Sustainable Finance Taxonomy Australia, menurut laporan, mengklasifikasikan sektor tambang dan pengolahan mineral sebagai aktivitas transisi hanya jika mereka memiliki strategi dekarbonisasi berbasis sains. Fasilitas yang masih menggunakan listrik dari PLTU batu bara secara otomatis tidak masuk kualifikasi transisi.
Sebaliknya, TKBI memungkinkan proyek tambang mendapatkan label transisi cukup dengan mematuhi regulasi nasional dan menyampaikan komitmen dekarbonisasi, meskipun tanpa verifikasi bukti nyata pengurangan emisi.
“Dalam taksonomi Indonesia tidak ada keharusan untuk menunjukkan pengurangan emisi secara bertahap, tidak diwajibkan menunjukkan bukti nyata pengurangan emisi, hanya dengan menyampaikan rencana atau komitmen pada standar iklim global untuk mendapat label transisi. Secara esensial, taksonomi Indonesia lebih menghargai niat daripada dampaknya,” lanjut Hans.

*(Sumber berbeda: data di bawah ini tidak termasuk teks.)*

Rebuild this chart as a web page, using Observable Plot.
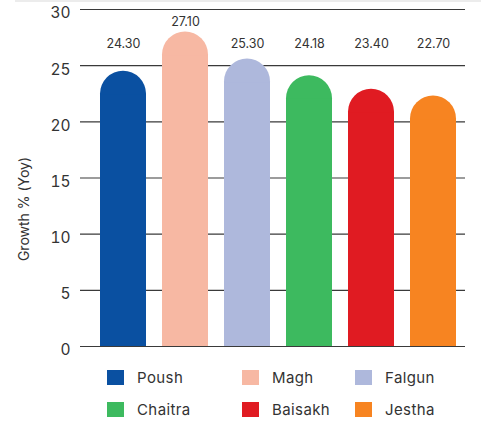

Padahal, investor global kini semakin ketat dalam menilai kredibilitas kebijakan iklim dan industri hijau. Di tengah proses revisi taksonomi yang tengah dilakukan oleh Otoritas Jasa Keuangan (OJK) bersama Kementerian ESDM, laporan ini menjadi peringatan penting.
“Taksonomi bukan sekadar kerangka teknis, tetapi menjadi sinyal strategis yang menunjukkan arah suatu negara. Kredibilitas ambisi industri hijau Indonesia bergantung pada keberhasilan menyusun taksonomi ini dengan benar,” tegas Christina Ng, Managing Director ESI.
Sebagai informasi, taksonomi keuangan berkelanjutan adalah sistem klasifikasi resmi untuk menentukan aktivitas ekonomi yang ramah lingkungan (hijau), sedang melakukan transisi (transisi), dan tidak berkelanjutan. Taksonomi ini menjadi pedoman penting bagi investor dan pembuat kebijakan dalam menavigasi arah pembangunan ekonomi rendah karbon di masa depan.